Nodding his agreement, I have his approval. “Ha! Dude, they pulled me from SICI for this.”

The Southern Idaho Correctional Center is one of the Idaho Department of Correction’s minimum security facilities. Known as the Farm, it’s inmates are free to wander the grounds as they please. Many get paid to leave its confines daily — to service the community, assigned in work crews. For their good behavior, this is privilege AND reward — and it relieves some of the financial burden incarceration places on offenders’ families.

I find it odd that he’s here as a minimal risk. But per IDOC’s contractual arrangement, The GEO Group was allowed to handpick the inmates that soon would populate the medium security, contract facility. That this is the first person I meet right off the bus is a sign that others have lost their status, as well.

My cell’s third arrives and we’re immediately friends. After a glance at my painted attire, we cool-guy nod and make the exchange: “Sweet tux. Ready to party?” — “I can’t imagine any one here is ready to not.”

He was drafted by GEO from the Idaho State Correctional Institution, where he was steadily working 8- to 10-hour days — building furniture as an employee of Correctional Industries. (His son is no longer receiving the financial support his father’s good behavior provided him from Idaho.)

Because his possession of personal-use drugs was decided to be prosecuted as trafficking, it looks like we might be friends for at least the next decade. At which time he’ll be treated with a four-month class that, when slightly altered and twice renamed, is used as a miraculous cure-all for everything. (The cost for this correction — over $200k. But mostly just to house him while he waits for his miracle.)

One-by-one, five others file in. The same routine checks are made to the cell. The same questions of property wait to be answered.

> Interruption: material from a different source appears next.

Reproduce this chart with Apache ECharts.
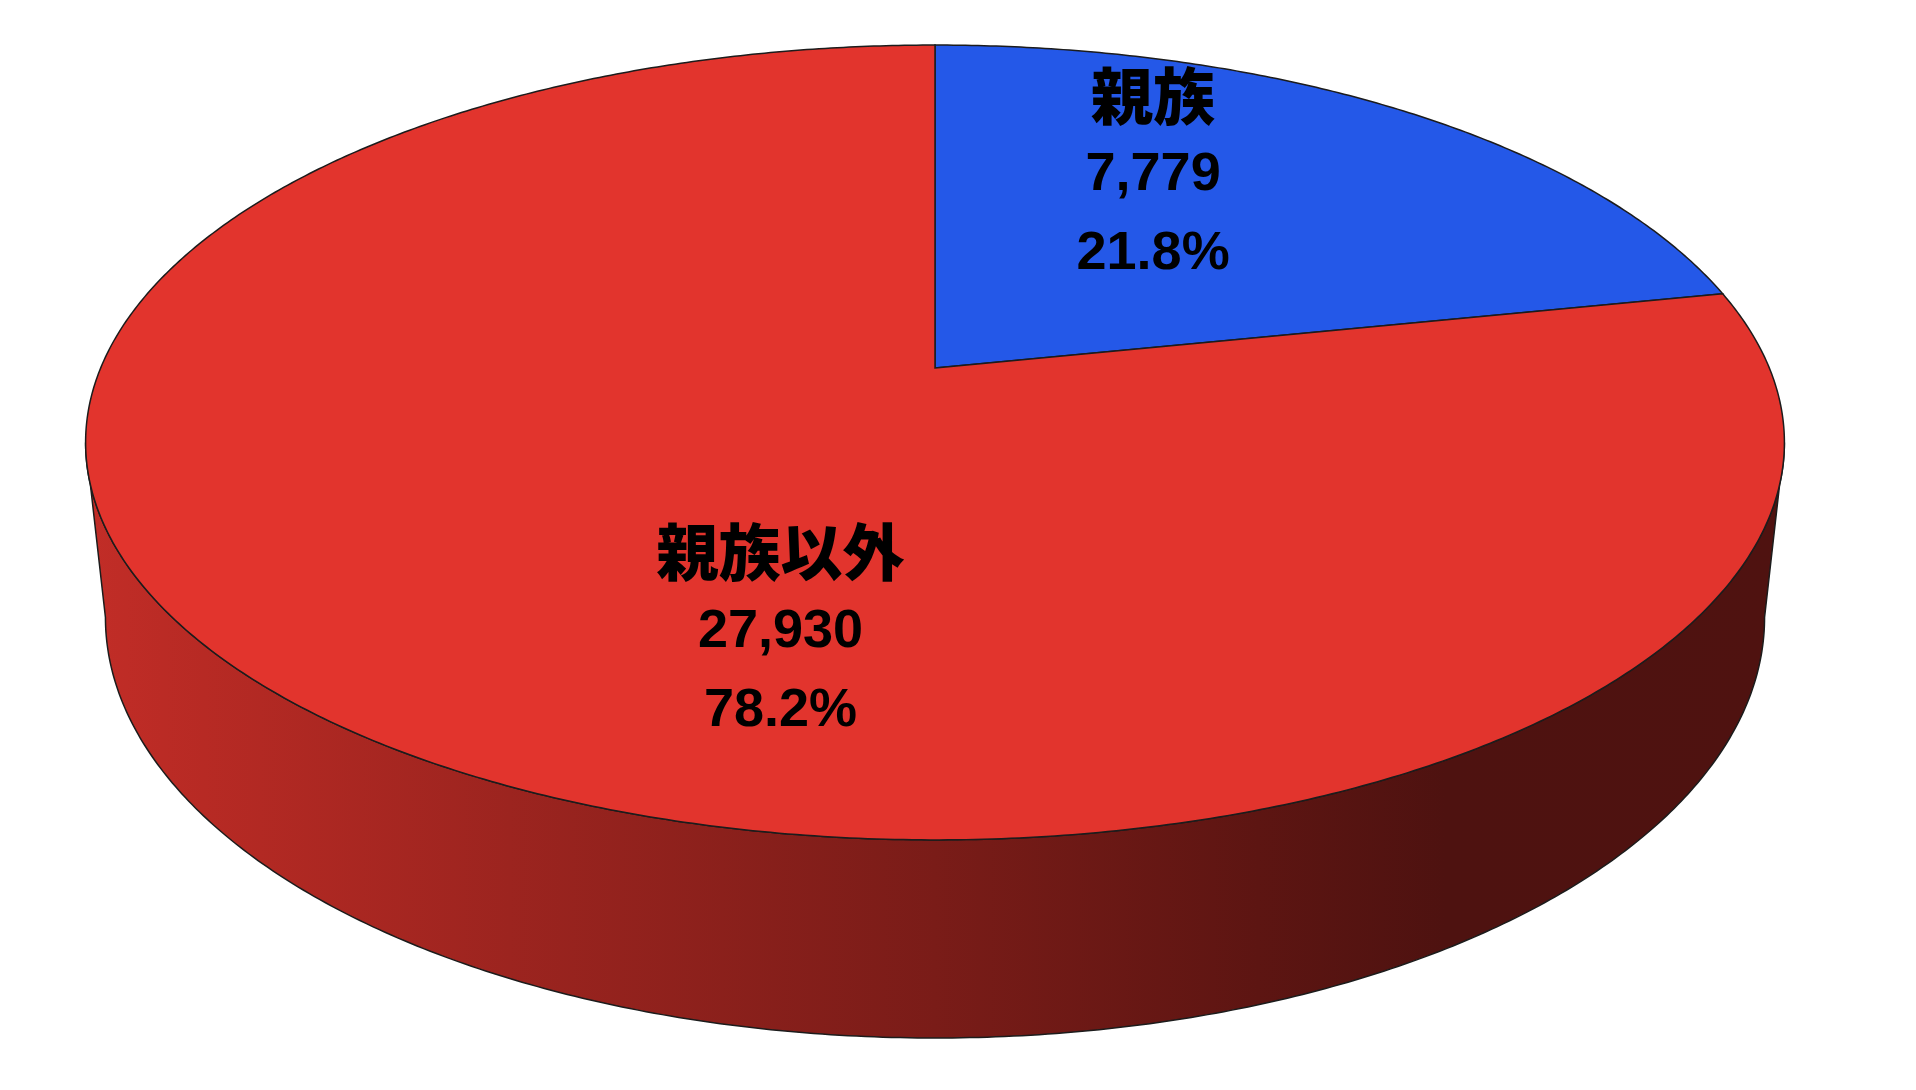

An hour into our house being full, a radio crackles, disappointing with news. “They didn’t put it on the plane. It’s still on the truck. And the truck is still at the Idaho State Correctional Center.”


“Excuse me for a minute.” Our lady by the door leaves and returns, ready to elaborate on our property. “Tim Higgins was suppose to arrange the transport. We asked him where it was and he said he thought we were taking care of it. Why he thought this, we don’t know. It’s going to be at least a few days.”

Makes sense.

The good news is: our scrubs are delivered and we’re now in fashion. The kids call it Orange. We call it lame.

We settle enough to hurry up and wait.

Soon dinner arrives, it’s beans, juice and fish.

A point is made to tell us that the fish is for Catholics — as if our butts weren’t in trouble enough.

Speaking of which, the lady has left. And one of us is desperate to unpack his suitcase.

The rest of the night we spend balking at arrangements, considering our options and what will come next.

Before we go to bed, the call button is pushed. And when the intercom clicks to field the request, we assume that he’s joking — but you know what they say about making assumptions. “Yeah, um, is it too late to change my answer to the suicide question?”